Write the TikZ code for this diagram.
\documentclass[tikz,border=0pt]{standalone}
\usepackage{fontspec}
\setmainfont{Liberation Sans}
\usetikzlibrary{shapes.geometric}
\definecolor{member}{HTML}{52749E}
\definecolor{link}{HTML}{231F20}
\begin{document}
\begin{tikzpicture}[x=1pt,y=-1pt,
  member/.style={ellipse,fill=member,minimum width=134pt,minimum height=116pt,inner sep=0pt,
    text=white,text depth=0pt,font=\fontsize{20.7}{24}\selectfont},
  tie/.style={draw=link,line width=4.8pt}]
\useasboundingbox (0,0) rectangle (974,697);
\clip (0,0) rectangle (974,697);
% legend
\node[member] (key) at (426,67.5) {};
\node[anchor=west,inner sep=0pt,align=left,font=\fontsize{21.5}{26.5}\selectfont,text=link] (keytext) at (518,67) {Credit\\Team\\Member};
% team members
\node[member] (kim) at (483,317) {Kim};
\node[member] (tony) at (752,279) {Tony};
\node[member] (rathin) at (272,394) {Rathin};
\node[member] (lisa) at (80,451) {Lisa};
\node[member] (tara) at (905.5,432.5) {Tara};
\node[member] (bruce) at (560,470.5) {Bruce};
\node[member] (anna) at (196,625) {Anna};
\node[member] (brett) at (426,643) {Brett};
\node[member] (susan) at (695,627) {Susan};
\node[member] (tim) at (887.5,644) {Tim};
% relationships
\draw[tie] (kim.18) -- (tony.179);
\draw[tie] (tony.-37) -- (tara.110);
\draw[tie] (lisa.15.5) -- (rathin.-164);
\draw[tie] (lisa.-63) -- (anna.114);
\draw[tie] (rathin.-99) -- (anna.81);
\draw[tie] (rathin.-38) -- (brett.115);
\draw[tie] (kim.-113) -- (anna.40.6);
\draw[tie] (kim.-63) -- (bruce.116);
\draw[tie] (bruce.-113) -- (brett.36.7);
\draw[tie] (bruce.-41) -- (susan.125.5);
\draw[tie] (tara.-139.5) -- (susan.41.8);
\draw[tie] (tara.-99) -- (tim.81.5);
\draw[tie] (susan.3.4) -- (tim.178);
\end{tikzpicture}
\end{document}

▬▬▬▬▬▬▬▬▬▬

■ EXERCISE DIRECTIONS
Print out the whole listing exactly as it appears.

■ OUTPUT FOR THIS EXERCISE
Write the TikZ code for this diagram.
\documentclass[tikz,border=0pt]{standalone}
\usepackage{fontspec}
\setmainfont{Liberation Sans}
\usetikzlibrary{shapes.geometric}
\definecolor{member}{HTML}{52749E}
\definecolor{link}{HTML}{231F20}
\begin{document}
\begin{tikzpicture}[x=1pt,y=-1pt,
  member/.style={ellipse,fill=member,minimum width=134pt,minimum height=116pt,inner sep=0pt,
    text=white,text depth=0pt,font=\fontsize{20.7}{24}\selectfont},
  tie/.style={draw=link,line width=4.8pt}]
\useasboundingbox (0,0) rectangle (974,697);
\clip (0,0) rectangle (974,697);
% legend
\node[member] (key) at (426,67.5) {};
\node[anchor=west,inner sep=0pt,align=left,font=\fontsize{21.5}{26.5}\selectfont,text=link] (keytext) at (518,67) {Credit\\Team\\Member};
% team members
\node[member] (kim) at (483,317) {Kim};
\node[member] (tony) at (752,279) {Tony};
\node[member] (rathin) at (272,394) {Rathin};
\node[member] (lisa) at (80,451) {Lisa};
\node[member] (tara) at (905.5,432.5) {Tara};
\node[member] (bruce) at (560,470.5) {Bruce};
\node[member] (anna) at (196,625) {Anna};
\node[member] (brett) at (426,643) {Brett};
\node[member] (susan) at (695,627) {Susan};
\node[member] (tim) at (887.5,644) {Tim};
% relationships
\draw[tie] (kim.18) -- (tony.179);
\draw[tie] (tony.-37) -- (tara.110);
\draw[tie] (lisa.15.5) -- (rathin.-164);
\draw[tie] (lisa.-63) -- (anna.114);
\draw[tie] (rathin.-99) -- (anna.81);
\draw[tie] (rathin.-38) -- (brett.115);
\draw[tie] (kim.-113) -- (anna.40.6);
\draw[tie] (kim.-63) -- (bruce.116);
\draw[tie] (bruce.-113) -- (brett.36.7);
\draw[tie] (bruce.-41) -- (susan.125.5);
\draw[tie] (tara.-139.5) -- (susan.41.8);
\draw[tie] (tara.-99) -- (tim.81.5);
\draw[tie] (susan.3.4) -- (tim.178);
\end{tikzpicture}
\end{document}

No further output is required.